Among the lines below, list those containing the string "document".
#####
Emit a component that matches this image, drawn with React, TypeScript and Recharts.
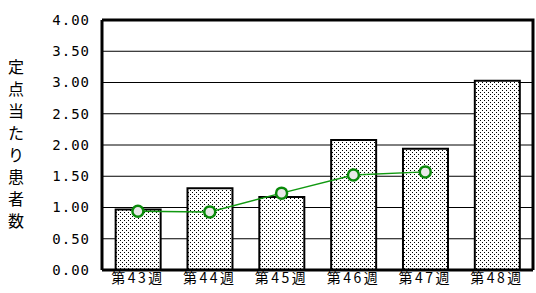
import { ComposedChart, Bar, Line, XAxis, YAxis, CartesianGrid } from 'recharts'

const weeks = ['第43週', '第44週', '第45週', '第46週', '第47週', '第48週']
const barValues = [0.97, 1.31, 1.17, 2.08, 1.94, 3.03]
const lineValues: Array<number | null> = [0.94, 0.93, 1.23, 1.52, 1.57, null]
const yTicks = [0, 0.5, 1, 1.5, 2, 2.5, 3, 3.5, 4]
const yLabel = '定点当たり患者数'

const data = weeks.map((w, i) => ({ week: w, bar: barValues[i], line: lineValues[i] }))

const tickFont = { fontFamily: '"DejaVu Sans Mono", monospace', fontSize: 14, fill: '#000', letterSpacing: 1 }
const catFont = { fontFamily: '"Noto Sans CJK JP", sans-serif', fontSize: 14, fill: '#000', letterSpacing: 2.5 }
const frame = { stroke: '#000', strokeWidth: 3 }

const W = 536
const H = 293
const M = { top: 20, right: 3, bottom: 0, left: 0 }
const Y_AXIS_W = 102
const X_AXIS_H = 23
const PLOT_W = W - M.right - Y_AXIS_W
const PLOT_H = H - M.top - X_AXIS_H

// y-axis title stacked vertically, plus the thick box round the plot area
function AxisLabelAndFrame() {
  return (
    <g>
      <path d={`M${Y_AXIS_W},${M.top}H${Y_AXIS_W + PLOT_W}V${M.top + PLOT_H}`}
        fill="none" stroke="#000" strokeWidth={3} />
      <text x={16} textAnchor="middle" fontFamily='"Noto Sans CJK JP", sans-serif' fontSize={16} fill="#000">
        {yLabel.split('').map((c, i) => (
          <tspan key={i} x={16} y={73 + i * 22}>{c}</tspan>
        ))}
      </text>
    </g>
  )
}

export default function App() {
  return (
    <div style={{ position: 'absolute', left: 0, top: 0, width: W, height: H, background: '#fff' }}>
      <ComposedChart width={W} height={H} data={data} margin={M} barCategoryGap="19%">
        <defs>
          <pattern id="dots" width="4" height="4" patternUnits="userSpaceOnUse">
            <rect width="4" height="4" fill="#fff" />
            <rect x="0" y="0" width="1" height="1" fill="#000" />
            <rect x="2" y="2" width="1" height="1" fill="#000" />
          </pattern>
        </defs>
        <CartesianGrid vertical={false} stroke="#000" strokeOpacity={1} />
        <XAxis dataKey="week" height={X_AXIS_H} tickLine={false} tickSize={2} tickMargin={1}
          axisLine={frame} tick={catFont} interval={0} />
        <YAxis width={Y_AXIS_W} domain={[0, 4]} ticks={yTicks} tickFormatter={(v: number) => v.toFixed(2)}
          tickLine={false} tickSize={6} tickMargin={6} tick={tickFont}
          axisLine={frame} label={<AxisLabelAndFrame />} />
        <Bar dataKey="bar" fill="url(#dots)" stroke="#000" strokeWidth={2} isAnimationActive={false} />
        <Line dataKey="line" stroke="#119911" strokeWidth={1.5} isAnimationActive={false}
          dot={{ r: 5.5, stroke: '#0a8a0a', strokeWidth: 2.5, fill: '#e8e8e8' }} activeDot={false} />
      </ComposedChart>
    </div>
  )
}
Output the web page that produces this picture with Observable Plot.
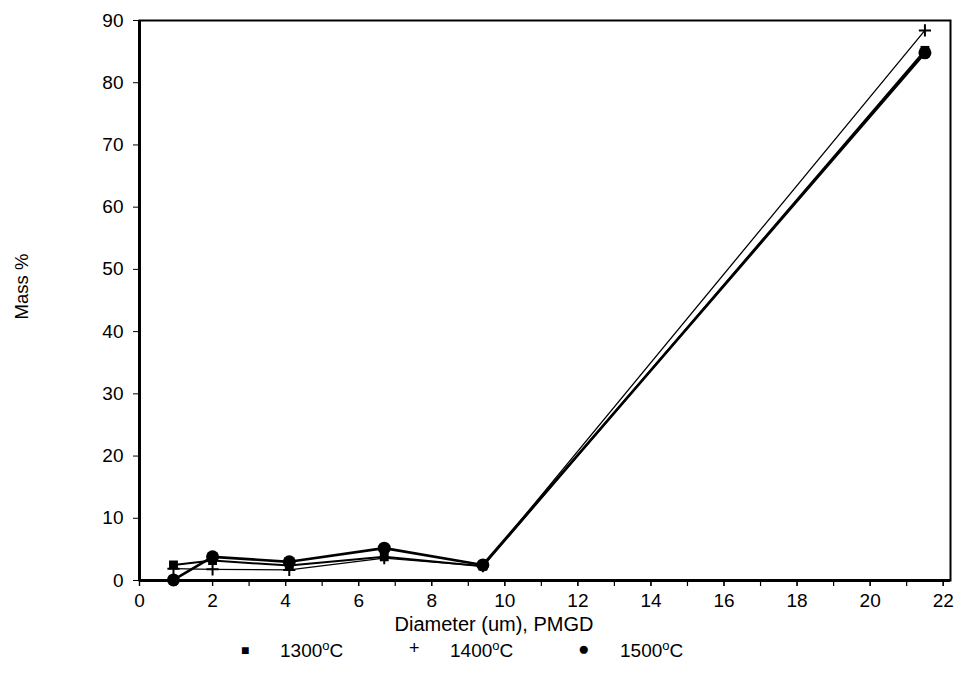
<!DOCTYPE html>
<html>
<head>
<meta charset="utf-8">
<script src="https://cdn.jsdelivr.net/npm/d3@7"></script>
<script src="https://cdn.jsdelivr.net/npm/@observablehq/plot@0.6"></script>
<style>
  body { margin: 0; background: #fff; font-family: "Liberation Sans", Arial, sans-serif; }
  #chart { position: relative; width: 969px; }
  #legend { position: relative; height: 40px; width: 969px; font-size: 19px; color: #000; }
  #legend span { position: absolute; top: 2px; }
  sup { font-size: 13px; }
</style>
</head>
<body>
<div id="chart"></div>
<div id="legend"></div>
<script>
const diameters = [0.93, 2.0, 4.1, 6.7, 9.4, 21.5];
const mass1300 = [2.5, 3.2, 2.4, 3.8, 2.3, 85.2];
const mass1400 = [1.9, 1.8, 1.7, 3.6, 2.3, 88.4];
const mass1500 = [0.1, 3.8, 3.0, 5.2, 2.5, 84.8];
const seriesNames = ["1300°C", "1400°C", "1500°C"];
const xTicks = [0, 2, 4, 6, 8, 10, 12, 14, 16, 18, 20, 22];
const xMinorTicks = d3.range(0, 23);
const yTicks = [0, 10, 20, 30, 40, 50, 60, 70, 80, 90];
const xTitle = ["Diameter (um), PMGD"];
const yTitle = ["Mass %"];

const rows = (vals, name) => diameters.map((d, i) => ({x: d, y: vals[i], s: name}));
const s1300 = rows(mass1300, seriesNames[0]);
const s1400 = rows(mass1400, seriesNames[1]);
const s1500 = rows(mass1500, seriesNames[2]);

const chart = Plot.plot({
  width: 969,
  height: 636,
  marginTop: 20,
  marginLeft: 139,
  marginRight: 19,
  marginBottom: 56,
  style: {fontFamily: "'Liberation Sans', Arial, sans-serif", fontSize: "19px", color: "#000", background: "#fff"},
  x: {domain: [0, 22.2]},
  y: {domain: [0, 90]},
  marks: [
    Plot.frame({stroke: "#000", strokeWidth: 2}),
    Plot.ruleX([0], {stroke: "#000", strokeWidth: 3}),
    Plot.ruleY([0], {stroke: "#000", strokeWidth: 3}),
    Plot.axisX({ticks: xMinorTicks, tickFormat: () => "", tickSize: 6, strokeWidth: 1.2, label: null}),
    Plot.axisX({ticks: xTicks, tickSize: 6, tickPadding: 7, strokeWidth: 1.2, fontSize: 19, label: null}),
    Plot.axisY({ticks: yTicks, tickSize: 6, tickPadding: 10, strokeWidth: 1, fontSize: 19, label: null}),
    Plot.text(xTitle, {frameAnchor: "bottom", text: d => d, dx: -51, dy: 44, lineAnchor: "middle", fontSize: 20, fill: "#000"}),
    Plot.text(yTitle, {frameAnchor: "left", text: d => d, dx: -117, dy: -14, rotate: -90, textAnchor: "middle", fontSize: 18.5, fill: "#000"}),
    Plot.line(s1400, {x: "x", y: "y", stroke: "#000", strokeWidth: 1.3}),
    Plot.line(s1300, {x: "x", y: "y", stroke: "#000", strokeWidth: 2}),
    Plot.line(s1500, {x: "x", y: "y", stroke: "#000", strokeWidth: 2.6}),
    Plot.dot(s1300, {x: "x", y: "y", symbol: "square", r: 5, fill: "#000"}),
    Plot.dot(s1400, {x: "x", y: "y", symbol: "plus", r: 4, stroke: "#000", strokeWidth: 2}),
    Plot.dot(s1500, {x: "x", y: "y", symbol: "circle", r: 6.5, fill: "#000"})
  ]
});
document.getElementById("chart").appendChild(chart);

// legend
const legend = document.getElementById("legend");
const items = [
  {sym: "■", symX: 241, symSize: 14, txtX: 280, name: seriesNames[0]},
  {sym: "+", symX: 409, symSize: 18, txtX: 450, name: seriesNames[1]},
  {sym: "●", symX: 578, symSize: 19, txtX: 620, name: seriesNames[2]}
];
for (const it of items) {
  const s = document.createElement("span");
  s.style.left = it.symX + "px";
  s.style.fontSize = it.symSize + "px";
  s.style.top = (it.sym === "■" ? 6 : 2) + "px";
  s.textContent = it.sym;
  legend.appendChild(s);
  const t = document.createElement("span");
  t.style.left = it.txtX + "px";
  const [num, unit] = it.name.split("°");
  t.innerHTML = num + "<sup>o</sup>" + unit;
  legend.appendChild(t);
}
</script>
</body>
</html>
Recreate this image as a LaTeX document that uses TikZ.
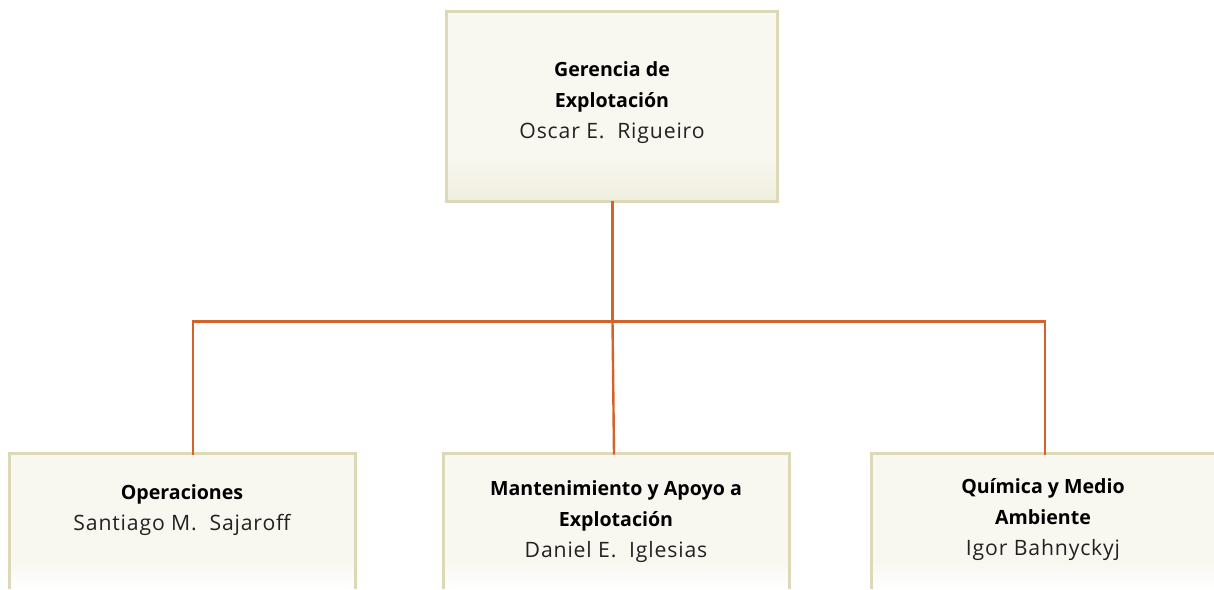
#####
• SOLUTION BELOW:
document.getElementById("chart").appendChild(chart);
const legend = document.getElementById("legend");
  const s = document.createElement("span");
  const t = document.createElement("span");
Recreate this image as a LaTeX document that uses TikZ.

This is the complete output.